Mais il existe une procédure de référé suspension qui permet de rendre le recours suspensif. Il faut rassembler 2 conditions : prouver que l’urgence à suspendre la décision attaquée existe et invoquer un moyen de droit sérieux de nature à entraîner l’annulation de la décision attaquée.

Si ces 2 conditions sont rassemblées, le juge suspend la décision dans un premier temps. Et dans un second temps, il jugera au fond.


Quel est le délai moyen entre recours et jugement ?


Il faut en général un an à un an et demi pour obtenir un jugement.  C’est le temps nécessaire aux parties pour échanger leurs arguments et se répondre entre elles. Et si une partie tarde à répondre aux arguments de la partie adverse, le délai de jugement augmente d’autant… 

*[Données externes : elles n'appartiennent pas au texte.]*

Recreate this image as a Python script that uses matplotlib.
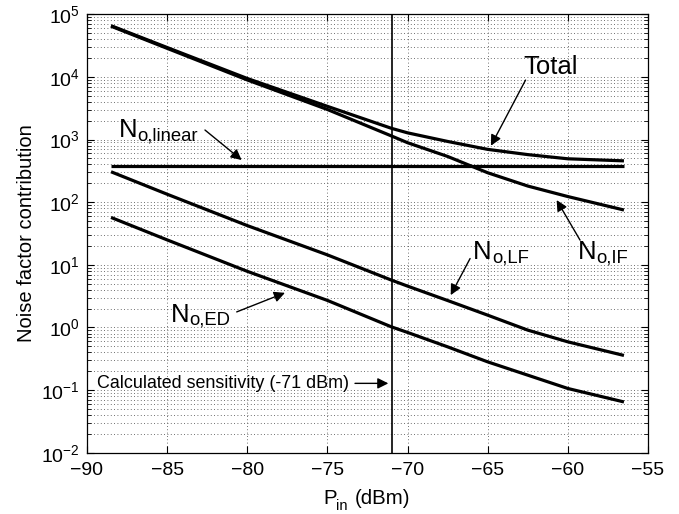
import matplotlib
matplotlib.use("Agg")
import matplotlib.pyplot as plt
from matplotlib.ticker import LogLocator, NullFormatter, FixedLocator

plt.rcParams["font.family"] = ["Liberation Sans", "DejaVu Sans"]
plt.rcParams["mathtext.fontset"] = "custom"
plt.rcParams["mathtext.rm"] = "Liberation Sans"
plt.rcParams["mathtext.it"] = "Liberation Sans:italic"
plt.rcParams["mathtext.bf"] = "Liberation Sans:bold"

# --- data ---
p_in = [-88.5, -85, -80, -75, -71, -70, -67.5, -65, -62.5, -60, -56.5]
n_total = [65800, 29500, 9440, 3390, 1510, 1280, 933, 697, 575, 493, 457]
n_if = [64600, 28600, 8950, 3020, 1140, 890, 537, 295, 181, 123, 75]
n_linear = [380] * len(p_in)
n_lf = [306, 134, 42.3, 14.4, 5.69, 4.57, 2.69, 1.57, 0.906, 0.589, 0.357]
n_ed = [57.1, 25.0, 7.87, 2.70, 1.02, 0.832, 0.490, 0.282, 0.173, 0.106, 0.0646]
sensitivity = -71
x_ticks = [-90, -85, -80, -75, -70, -65, -60, -55]

W, H = 679, 514
fig = plt.figure(figsize=(W / 100, H / 100), dpi=100)
ax = fig.add_axes([87 / W, 1 - 452.7 / H, 561 / W, 438.4 / H])

for series in (n_total, n_if, n_linear, n_lf, n_ed):
    ax.plot(p_in, series, color="black", lw=2.3, solid_capstyle="butt")
ax.axvline(sensitivity, color="black", lw=1.2)

ax.set_yscale("log")
ax.set_xlim(-90, -55)
ax.set_ylim(1e-2, 1e5)
ax.xaxis.set_major_locator(FixedLocator(x_ticks))
ax.yaxis.set_major_locator(LogLocator(base=10, numticks=10))
ax.yaxis.set_minor_locator(LogLocator(base=10, subs=range(2, 10), numticks=20))
ax.yaxis.set_minor_formatter(NullFormatter())

grid_style = dict(color="0.25", lw=0.6, linestyle=(0, (1, 3)))
ax.grid(True, which="major", axis="x", **grid_style)
ax.grid(True, which="both", axis="y", **grid_style)

ax.tick_params(which="both", direction="in", top=True, right=True, labelsize=14)
ax.tick_params(which="major", length=5)
ax.tick_params(which="minor", length=3)
ax.tick_params(axis="x", pad=7)
ax.tick_params(axis="y", pad=5)
for s in ax.spines.values():
    s.set_linewidth(0.9)

ax.set_ylabel("Noise factor contribution", fontsize=14.5, labelpad=4)


def sub_text(x, y, main, sub, size, main_w, drop, scale=0.72):
    # main letter + smaller subscript, placed like the MATLAB tex labels
    ax.text(x, y, main, fontsize=size, ha="left", va="baseline")
    ax.annotate(sub, xy=(x, y), xytext=(main_w * size, -drop),
                textcoords="offset points", fontsize=scale * size,
                ha="left", va="baseline")


# x label: P_in (dBm), built from three pieces in pixel positions
fig.text(323 / W, 1 - 504 / H, "P", fontsize=14.7, ha="left", va="baseline")
fig.text(336 / W, 1 - 510 / H, "in", fontsize=10.5, ha="left", va="baseline")
fig.text(355 / W, 1 - 504 / H, "(dBm)", fontsize=14.7, ha="left", va="baseline")

# --- annotations ---
arrow = dict(arrowstyle="-|>", color="black", lw=1.0, mutation_scale=16,
             shrinkA=0, shrinkB=0)
big = 18.5

ax.text(-61.05, 14400, "Total", fontsize=big, ha="center", va="center")
ax.annotate("", xy=(-64.8, 796), xytext=(-62.64, 8900), arrowprops=arrow)

sub_text(-88.0, 1097, "N", "o,linear", big, 0.722, 2.2)
ax.annotate("", xy=(-80.35, 471), xytext=(-82.64, 1420), arrowprops=arrow)

sub_text(-59.37, 12.3, "N", "o,IF", big, 0.722, 2.2)
ax.annotate("", xy=(-60.7, 108), xytext=(-59.24, 24.8), arrowprops=arrow)

sub_text(-65.9, 12.2, "N", "o,LF", big, 0.722, 2.2)
ax.annotate("", xy=(-67.31, 3.28), xytext=(-66.1, 12.6), arrowprops=arrow)

sub_text(-84.76, 1.23, "N", "o,ED", big, 0.722, 2.2)
ax.annotate("", xy=(-77.65, 3.57), xytext=(-80.66, 1.77), arrowprops=arrow)

ax.text(-89.36, 0.128, "Calculated sensitivity (-71 dBm)", fontsize=12.9,
        ha="left", va="center")
ax.annotate("", xy=(-71.2, 0.128), xytext=(-73.28, 0.128), arrowprops=arrow)

fig.savefig("out.png", dpi=100)
plt.close("all")
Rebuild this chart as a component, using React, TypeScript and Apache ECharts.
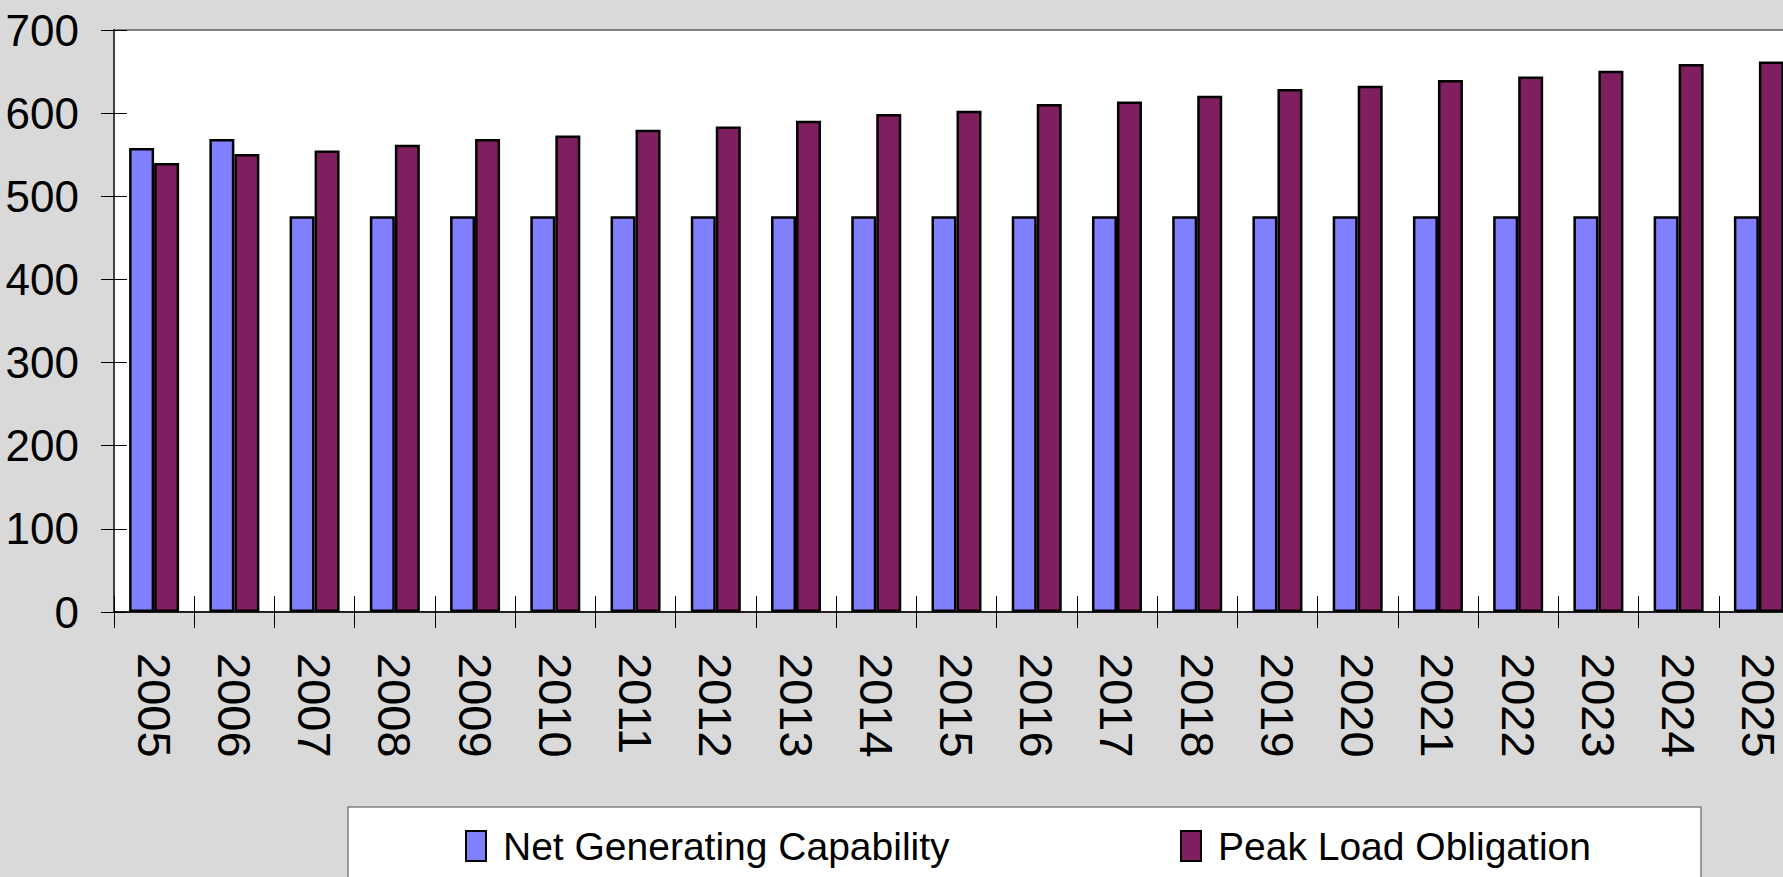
import React, { useEffect, useRef } from "react";
import * as echarts from "echarts";

const years = [
  "2005", "2006", "2007", "2008", "2009", "2010", "2011", "2012", "2013", "2014", "2015",
  "2016", "2017", "2018", "2019", "2020", "2021", "2022", "2023", "2024", "2025",
];
const netGenerating = [
  558, 569, 476, 476, 476, 476, 476, 476, 476, 476, 476,
  476, 476, 476, 476, 476, 476, 476, 476, 476, 476,
];
const peakLoad = [
  540, 551, 555, 562, 569, 573, 580, 584, 591, 599, 603,
  611, 614, 621, 629, 633, 640, 644, 651, 659, 662,
];
const seriesNames = ["Net Generating Capability", "Peak Load Obligation"];
const seriesColors = ["#8080ff", "#7f1f5f"];
const yMin = 0;
const yMax = 700;
const yStep = 100;

export default function App() {
  const ref = useRef<HTMLDivElement>(null);
  useEffect(() => {
    if (!ref.current) return;
    document.body.style.overflow = "hidden";
    const chart = echarts.init(ref.current, null, { renderer: "svg" });
    const sans = "'Liberation Sans', Arial, sans-serif";
    const legendText = {
      fontFamily: sans,
      fontSize: 39,
      color: "#000",
      lineHeight: 40,
      padding: [0, 0, 0, 12],
    };
    chart.setOption({
      animation: false,
      backgroundColor: "#d9d9d9",
      grid: {
        left: 114,
        top: 30,
        right: 21,
        bottom: 265,
        show: true,
        backgroundColor: "#ffffff",
        borderColor: "#808080",
        borderWidth: 2,
      },
      graphic: [
        {
          type: "rect",
          z: 0,
          shape: { x: 348, y: 807, width: 1353, height: 120 },
          style: { fill: "#ffffff", stroke: "#808080", lineWidth: 1.5 },
        },
      ],
      legend: [
        {
          data: [seriesNames[0]],
          left: 465,
          top: 826,
          padding: 0,
          z: 10,
          itemWidth: 20,
          itemHeight: 30,
          icon: "rect",
          textStyle: legendText,
        },
        {
          data: [seriesNames[1]],
          left: 1180,
          top: 826,
          padding: 0,
          z: 10,
          itemWidth: 20,
          itemHeight: 30,
          icon: "rect",
          textStyle: legendText,
        },
      ],
      xAxis: [
        {
          type: "category",
          data: years,
          boundaryGap: true,
          axisLine: { show: true, lineStyle: { color: "#000", width: 1.5 } },
          axisTick: { show: true, inside: false, length: 16, interval: 0, lineStyle: { color: "#000", width: 1 } },
          axisLabel: {
            interval: 0,
            rotate: -90,
            margin: 41,
            fontFamily: sans,
            fontSize: 47,
            color: "#000",
            padding: [18, 0, 0, 0],
          },
          splitLine: { show: false },
        },
        {
          type: "category",
          data: years,
          position: "bottom",
          boundaryGap: true,
          axisLine: { show: false },
          axisTick: { show: true, inside: true, length: 16, interval: 0, lineStyle: { color: "#000", width: 1 } },
          axisLabel: { show: false },
          splitLine: { show: false },
        },
      ],
      yAxis: [
        {
          type: "value",
          min: yMin,
          max: yMax,
          interval: yStep,
          position: "left",
          axisLine: { show: true, lineStyle: { color: "#404040", width: 2 } },
          axisTick: { show: true, inside: false, length: 13, lineStyle: { color: "#000", width: 1 } },
          axisLabel: { margin: 35, fontFamily: sans, fontSize: 44, color: "#000" },
          splitLine: { show: false },
        },
        {
          type: "value",
          min: yMin,
          max: yMax,
          interval: yStep,
          position: "left",
          axisLine: { show: false },
          axisTick: { show: true, inside: true, length: 13, lineStyle: { color: "#000", width: 1 } },
          axisLabel: { show: false },
          splitLine: { show: false },
        },
      ],
      series: [
        {
          name: seriesNames[0],
          type: "bar",
          data: netGenerating,
          barWidth: 25,
          barGap: "0%",
          itemStyle: { color: seriesColors[0], borderColor: "#000", borderWidth: 2.5 },
        },
        {
          name: seriesNames[1],
          type: "bar",
          data: peakLoad,
          barWidth: 25,
          barGap: "0%",
          itemStyle: { color: seriesColors[1], borderColor: "#000", borderWidth: 2.5 },
        },
      ],
    });
    return () => chart.dispose();
  }, []);
  return (
    <div
      ref={ref}
      style={{ position: "fixed", left: 0, top: 0, width: 1820, height: 877 }}
    />
  );
}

Les délais moyens de jugement sont variables d’un tribunal à l’autre en fonction du nombre d’affaires à juger et de leur complexité. Certains dossiers, en matière de marchés publics de construction ou de responsabilité médicale, par exemple, nécessitent des expertises techniques complexes qui peuvent elles-mêmes être contestées, ce qui allonge les délais parfois sur plusieurs années. C’est le cas quand les désordres constatés lors de la construction d’un bâtiment trouvent leur origine dans des travaux entrepris sur la voirie par la commune ou dans l’effondrement d’un bâtiment voisin

Selon un rapport du Sénat, « pour l’année 2021, le délai moyen constaté de jugement pour les affaires ordinaires devant le tribunal administratif de Nice était de 1 an 9 mois et 11 jours quand il était seulement de 1 an et 21 jours devant le tribunal administratif de Montreuil. Sur le plan national, l’objectif 2023 était de ramener le délai moyen de jugement à 10 mois devant le tribunaux administratifs.  Mais l’envol du nombre de recours devant les tribunaux administratifs en 2021-2022 risque de rendre ces objectifs difficilement atteignables».


Qu’est-ce que cela coûte aux plaignants ? Qui paie ? 


Les frais sont essentiellement les frais d’avocat. Même si la présence d’un avocat n’est pas toujours obligatoire, la complexité des règles de procédure le rend absolument nécessaire. La partie qui perd le procès est en général condamnée à la fin du jugement à payer les frais d’avocat de la partie gagnante.

Qu’est-ce qu’une demande en référé ?

C’est une procédure pour obtenir un jugement en urgence, en quelques jours, par exemple quand une liberté publique est en cause. Dans ce cas aussi, des règles précises sont à observer pour obtenir un jugement en référé. On peut ainsi obtenir très rapidement la suspension d’une décision de l’administration gravement illégale. Le juge empêche dans le jugement de référé l’application de la décision de l’administration. Dans un second temps, plusieurs mois après, le juge examinera l’affaire au fond et décidera s’il faut annuler la décision.


Peut-on faire appel ?

Oui, on peut faire appel. L’appel est jugé par une cour administrative d’appel. Elle rejuge tout le dossier. Elle peut confirmer le jugement du tribunal administratif ou au contraire l’annuler. Et un pourvoi en cassation devant le Conseil d’État est possible. Il va vérifier que le droit a été correctement appliqué et interprété par la cour administrative d’appel.